Between January of this year and the August recess, Congress enacted 22 laws. By contrast, the federal government’s website for information on the non-stop avalanche of federal rules and regulations, informs us that unelected, unaccountable bureaucrats have posted thousands of new rules and regulations — in just the past 90 days! According to http://www.regulations.gov (as posted on August 8), the following onslaught is currently in the pipeline: 

Today (104)

Last 3 Days (270)

Last 7 Days (493)

Last 15 Days (1,065)

Last 30 Days (2,155)

Last 90 Days (6,571) 

It is worthwhile to pause to reflect on those figures for a moment or two. In a little over seven months, Congress passed 22 pieces of legislation. Meanwhile, federal bureaucrats saddled the country with 6,571 regulations, rules, interpretations, and administrative dicta — in just 90 days! The Obama administration’s war on coal is but one front, albeit a major one, in an all-out revolutionary assault on the rule of law, that is transforming what remains of our constitutional republic into a dictatorship. 

The Unconstitutional Fourth Branch of Government

As we noted last year in “Danger: Federal ‘Regulatory Cliff’ Ahead”

The very first sentence of Article I, Section 1 of the U.S. Constitution states: “All legislative powers herein granted shall be vested in a Congress of the United States.” It is difficult to get more plain and definitive than that: “All legislative powers.” Congress is the legislative branch, and it possesses “all legislative powers.” The executive and judicial branches have their own peculiar jurisdictions and purviews, but their powers do not include lawmaking. Nor does the Constitution allow the Congress to sublet or delegate its lawmaking authority to the president, bureaucrats, or judges. Moreover, Congress has only those legislative powers “herein granted,” which means, of course, that Congress may not legislate on whatever its members may wish, but only regarding those particular matters granted by the states in the Constitution.

Nevertheless, Congress (and the American people, whose duty it is to vigilantly monitor Congress) has allowed the executive branch to stealthily, steadily build an enormous fourth branch of government — the federal regulatory leviathan — that has usurped legislative, executive, and judicial powers.

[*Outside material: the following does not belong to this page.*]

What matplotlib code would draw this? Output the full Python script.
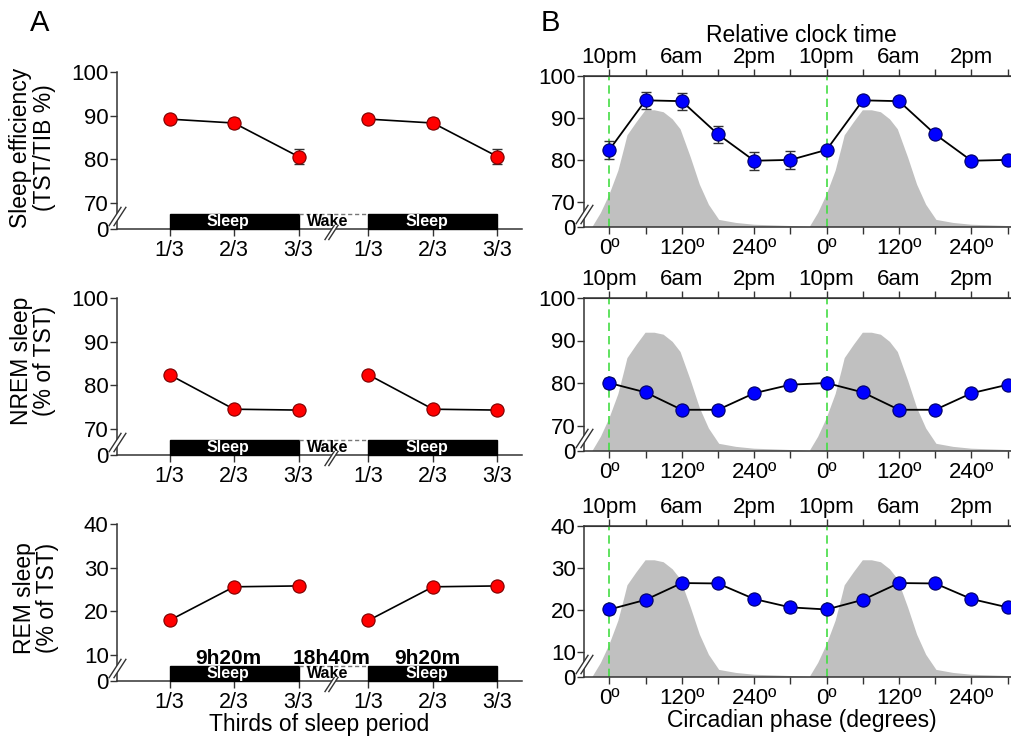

According to our Founders, this is “the very definition of tyranny.” 

James Madison, frequently referred to as the “Father of the Constitution,” addressed this issue in essay No. 47 of The Federalist, noting: “The accumulation of all powers, legislative, executive, and judiciary, in the same hands, whether of one, a few, or many, and whether hereditary, self-appointed, or elective, may justly be pronounced the very definition of tyranny.”

Constitutionalists who are determined to stop America’s devolution into administrative tyranny should avail themselves of the opportunity to press members of Congress while they are home on recess to stop the administration’s usurpation of powers through regulation. Ultimately, citizen activists must convince Congress to abolish the unconstitutional agencies that threaten our continued existence as a free people.